Continuing my garlic-crazed immersion in French artistic culture, I watched the DVD of Caché last night. I've had it for a while - picked up for a fiver or so in a sale at either Virgin (who seem to have strangely mutated into Zavvi these days) or HMV in Bristol - but never got round to watching it before. And very good it is too - not much in the way of conventional "action" most of the way through, which makes the one brief scene where something unspeakably violent and shocking does happen all the more, well, shocking.
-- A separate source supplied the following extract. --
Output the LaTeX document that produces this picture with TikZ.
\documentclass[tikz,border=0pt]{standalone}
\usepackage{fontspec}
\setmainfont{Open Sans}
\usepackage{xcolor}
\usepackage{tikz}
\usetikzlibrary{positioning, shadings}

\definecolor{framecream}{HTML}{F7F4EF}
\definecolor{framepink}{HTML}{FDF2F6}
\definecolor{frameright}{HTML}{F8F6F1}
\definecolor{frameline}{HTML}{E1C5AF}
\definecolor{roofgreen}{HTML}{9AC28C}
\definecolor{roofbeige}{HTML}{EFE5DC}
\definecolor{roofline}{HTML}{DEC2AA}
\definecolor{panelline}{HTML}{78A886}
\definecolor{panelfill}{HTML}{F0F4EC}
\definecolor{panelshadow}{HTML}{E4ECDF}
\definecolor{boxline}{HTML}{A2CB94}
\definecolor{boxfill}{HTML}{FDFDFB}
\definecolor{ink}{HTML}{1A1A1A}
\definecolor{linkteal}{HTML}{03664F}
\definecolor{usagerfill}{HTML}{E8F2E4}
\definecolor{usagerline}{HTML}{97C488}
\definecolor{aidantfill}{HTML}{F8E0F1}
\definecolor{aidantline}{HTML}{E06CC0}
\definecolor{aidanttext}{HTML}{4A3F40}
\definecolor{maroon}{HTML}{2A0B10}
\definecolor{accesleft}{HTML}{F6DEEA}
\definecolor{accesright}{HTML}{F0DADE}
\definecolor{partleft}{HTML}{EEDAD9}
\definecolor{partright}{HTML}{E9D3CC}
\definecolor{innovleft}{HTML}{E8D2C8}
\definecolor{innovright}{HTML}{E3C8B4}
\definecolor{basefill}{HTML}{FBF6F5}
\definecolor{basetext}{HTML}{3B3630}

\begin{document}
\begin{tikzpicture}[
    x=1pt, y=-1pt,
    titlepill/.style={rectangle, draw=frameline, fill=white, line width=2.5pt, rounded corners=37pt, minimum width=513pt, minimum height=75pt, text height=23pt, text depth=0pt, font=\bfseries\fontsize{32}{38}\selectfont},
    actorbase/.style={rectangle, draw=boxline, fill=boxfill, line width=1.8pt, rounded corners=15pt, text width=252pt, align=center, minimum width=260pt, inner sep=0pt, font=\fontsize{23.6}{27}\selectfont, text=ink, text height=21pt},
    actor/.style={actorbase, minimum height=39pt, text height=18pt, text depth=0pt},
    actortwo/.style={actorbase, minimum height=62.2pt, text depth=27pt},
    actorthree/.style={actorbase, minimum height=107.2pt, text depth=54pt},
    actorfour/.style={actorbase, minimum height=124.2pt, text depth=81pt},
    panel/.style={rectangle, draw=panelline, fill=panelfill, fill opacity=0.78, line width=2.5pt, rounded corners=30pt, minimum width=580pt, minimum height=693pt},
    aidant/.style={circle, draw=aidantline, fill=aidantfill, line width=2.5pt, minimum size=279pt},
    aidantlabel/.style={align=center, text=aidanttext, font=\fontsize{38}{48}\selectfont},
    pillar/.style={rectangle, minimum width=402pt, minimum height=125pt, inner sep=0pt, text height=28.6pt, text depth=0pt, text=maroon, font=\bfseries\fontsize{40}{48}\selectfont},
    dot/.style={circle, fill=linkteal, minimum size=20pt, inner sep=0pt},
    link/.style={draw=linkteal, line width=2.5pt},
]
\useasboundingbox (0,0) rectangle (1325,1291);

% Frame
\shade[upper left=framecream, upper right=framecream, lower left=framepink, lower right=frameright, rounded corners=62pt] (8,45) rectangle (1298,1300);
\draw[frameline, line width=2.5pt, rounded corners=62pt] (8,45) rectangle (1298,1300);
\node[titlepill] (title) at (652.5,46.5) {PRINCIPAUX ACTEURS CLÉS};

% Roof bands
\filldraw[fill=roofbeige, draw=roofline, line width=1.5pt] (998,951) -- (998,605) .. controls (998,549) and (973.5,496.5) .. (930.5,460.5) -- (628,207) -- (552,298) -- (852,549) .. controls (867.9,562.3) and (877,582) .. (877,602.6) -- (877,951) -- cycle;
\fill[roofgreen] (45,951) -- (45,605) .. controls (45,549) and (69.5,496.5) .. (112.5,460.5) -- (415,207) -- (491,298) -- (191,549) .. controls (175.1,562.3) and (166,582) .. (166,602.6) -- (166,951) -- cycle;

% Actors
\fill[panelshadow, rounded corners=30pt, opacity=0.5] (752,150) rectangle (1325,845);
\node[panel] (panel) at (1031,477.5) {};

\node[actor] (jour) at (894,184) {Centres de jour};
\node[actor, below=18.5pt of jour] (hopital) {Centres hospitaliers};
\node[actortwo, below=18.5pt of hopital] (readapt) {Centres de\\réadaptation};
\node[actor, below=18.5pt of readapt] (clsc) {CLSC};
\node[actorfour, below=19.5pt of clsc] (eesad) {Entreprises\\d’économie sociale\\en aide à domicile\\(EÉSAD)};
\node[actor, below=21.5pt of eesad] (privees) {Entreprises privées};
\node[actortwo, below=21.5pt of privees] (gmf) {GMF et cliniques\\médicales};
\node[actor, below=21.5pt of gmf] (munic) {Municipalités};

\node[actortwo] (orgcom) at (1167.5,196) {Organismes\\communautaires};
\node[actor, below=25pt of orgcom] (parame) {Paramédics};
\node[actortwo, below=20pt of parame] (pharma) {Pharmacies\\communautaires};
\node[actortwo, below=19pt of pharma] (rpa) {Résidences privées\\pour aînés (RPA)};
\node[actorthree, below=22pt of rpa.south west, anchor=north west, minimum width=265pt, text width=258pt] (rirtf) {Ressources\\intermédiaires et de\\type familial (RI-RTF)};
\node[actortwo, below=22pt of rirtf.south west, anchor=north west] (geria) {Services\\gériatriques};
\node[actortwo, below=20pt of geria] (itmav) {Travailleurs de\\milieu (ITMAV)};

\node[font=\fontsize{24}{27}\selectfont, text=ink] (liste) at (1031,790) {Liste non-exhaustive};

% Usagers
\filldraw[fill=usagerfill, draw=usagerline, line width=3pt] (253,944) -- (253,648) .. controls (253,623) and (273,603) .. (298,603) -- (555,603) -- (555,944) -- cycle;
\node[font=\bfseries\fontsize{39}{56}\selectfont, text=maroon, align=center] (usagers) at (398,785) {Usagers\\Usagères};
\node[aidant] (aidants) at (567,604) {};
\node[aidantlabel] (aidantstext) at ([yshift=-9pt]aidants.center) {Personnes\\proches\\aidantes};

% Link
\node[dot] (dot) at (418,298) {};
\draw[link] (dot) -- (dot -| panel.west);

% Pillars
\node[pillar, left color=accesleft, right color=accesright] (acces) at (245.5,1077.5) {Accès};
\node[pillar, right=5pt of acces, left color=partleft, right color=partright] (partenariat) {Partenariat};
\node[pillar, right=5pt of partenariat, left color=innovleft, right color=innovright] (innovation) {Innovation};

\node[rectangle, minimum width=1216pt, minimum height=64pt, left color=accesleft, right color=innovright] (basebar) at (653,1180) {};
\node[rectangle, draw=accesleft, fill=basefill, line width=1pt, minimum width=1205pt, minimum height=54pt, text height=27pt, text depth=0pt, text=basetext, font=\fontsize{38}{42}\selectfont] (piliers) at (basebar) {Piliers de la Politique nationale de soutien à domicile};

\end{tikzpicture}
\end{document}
Excellent acting from Daniel Auteuil and the divine Juliette Binoche, who manages to pull off looking drab and dowdy in a series of sack-like dresses for much of the movie - a pretty remarkable acting job, considering.
A central theme here is giving smug white bourgeois French intellectualism a good kicking - Platform has some fun doing the same thing.
One of the interesting things about fictional works, be they films, novels or whatever is the oblique light they throw on real-world places and events. A case in point here is the reference in this film to the massacre by the Parisian police of a couple of hundred Algerian demonstrators in Paris in October 1961, something I was unaware of until yesterday. The flipside of that observation is that one of the interesting things about startling or traumatic real-world events is the artistic works they inspire. The Algerian conflict, for example, gave Albert Camus plenty of material, as well as providing the background for The Day Of The Jackal. Looking back through the last few book reviews, you've also got the sinking of the Titanic, the Prague Spring, the Cold War and the Nazi occupation of the Channel Islands.
Life imitating art imitating life. Imitating art. Etcetera. Watching us, watching you, watching us, watching you. No, hang on, that was something else.